Tüm bu zorlukların yanı sıra Türkiye’nin hızla artan şehirleşme oranı ve betonlaşma baskısı da tarımı tehdit eden başka bir boyut. Verimli tarım arazileri, plansız kentleşme ve büyük inşaat projeleri uğruna yok edilmekte. Bugün birçok ova, konut projeleriyle dolmuş durumda. Bu süreç, yalnızca toprağı değil, üreticinin yaşam alanını da elinden alıyor.
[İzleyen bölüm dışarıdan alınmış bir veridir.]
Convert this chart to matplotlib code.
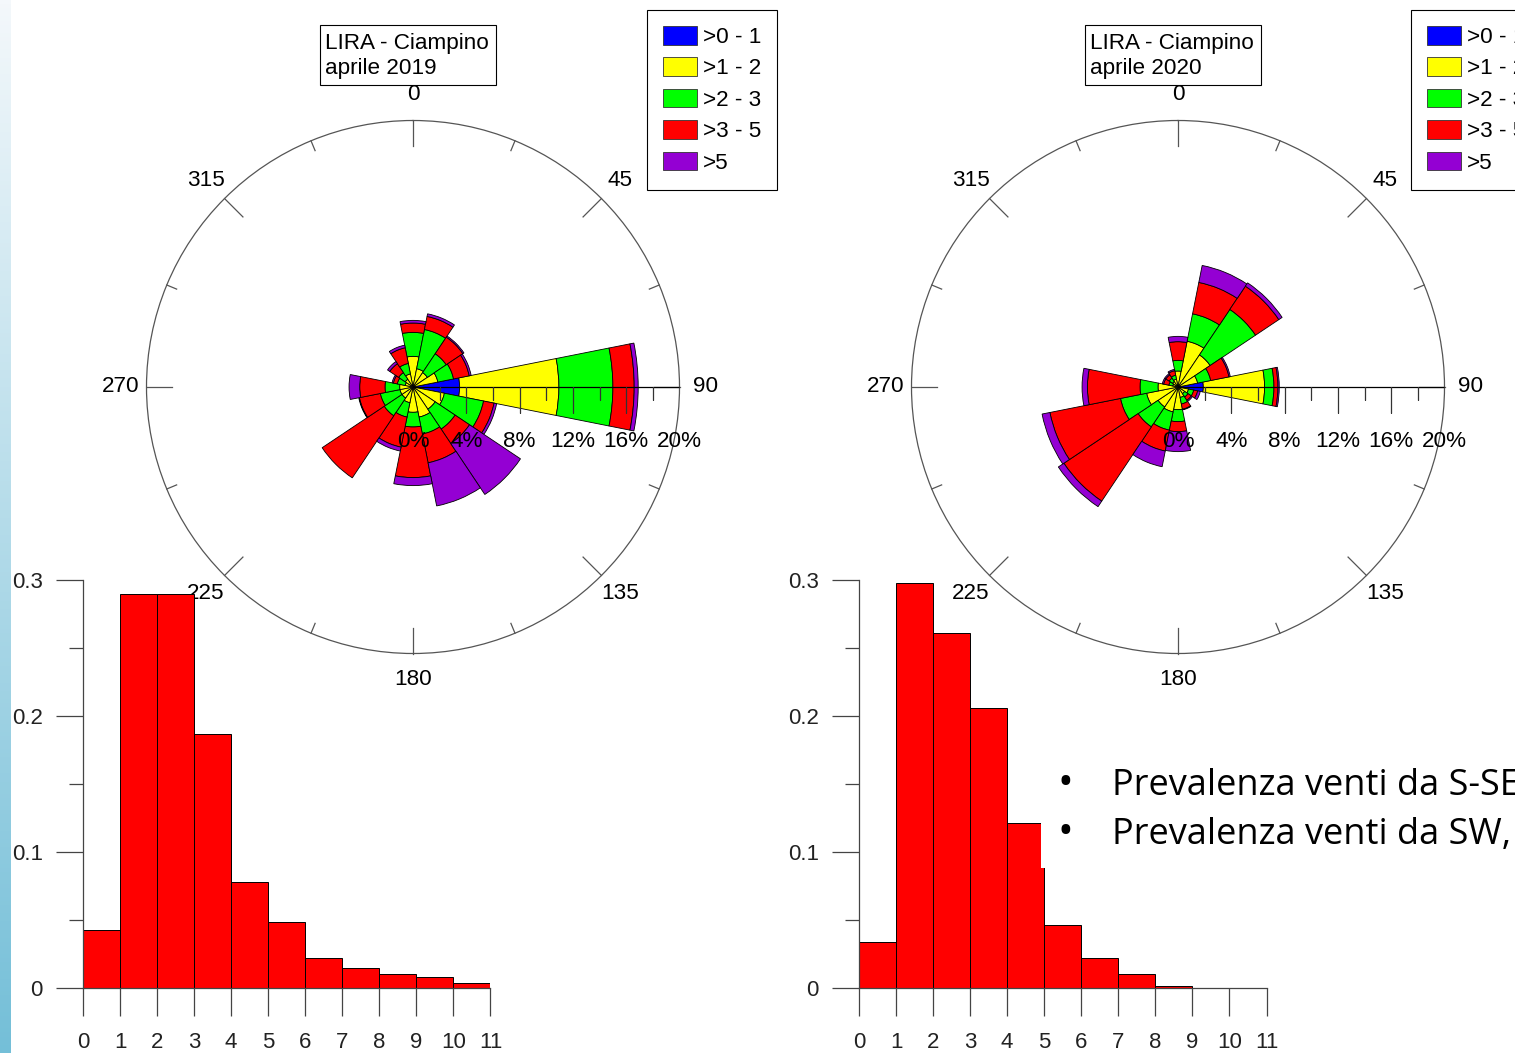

Köyler boşalıyor, tarlalar sahipsiz kalıyor. Bu da gösteriyor ki, tarımın geleceği artık sadece iklimle, maliyetle değil; aynı zamanda toprağın kendisini kaybetme riskiyle doğrudan ilişkili hâle gelmiştir.

Çiftçilerin Geleceği

Bugün, Dünya Çiftçiler Günü’nde tarıma emek veren insanlarımızı hatırlamak, onların karşılaştığı zorlukları görünür kılmak son derece önemli. Tarım, bir ülkenin ekonomik ve sosyal istikrarının temel taşıdır. Çiftçiye, gençlere ve tüm tarım sektörüne yönelik sürdürülebilir ve adil politikalar geliştirilmedikçe, bu temel her geçen gün biraz daha zayıflayacaktır.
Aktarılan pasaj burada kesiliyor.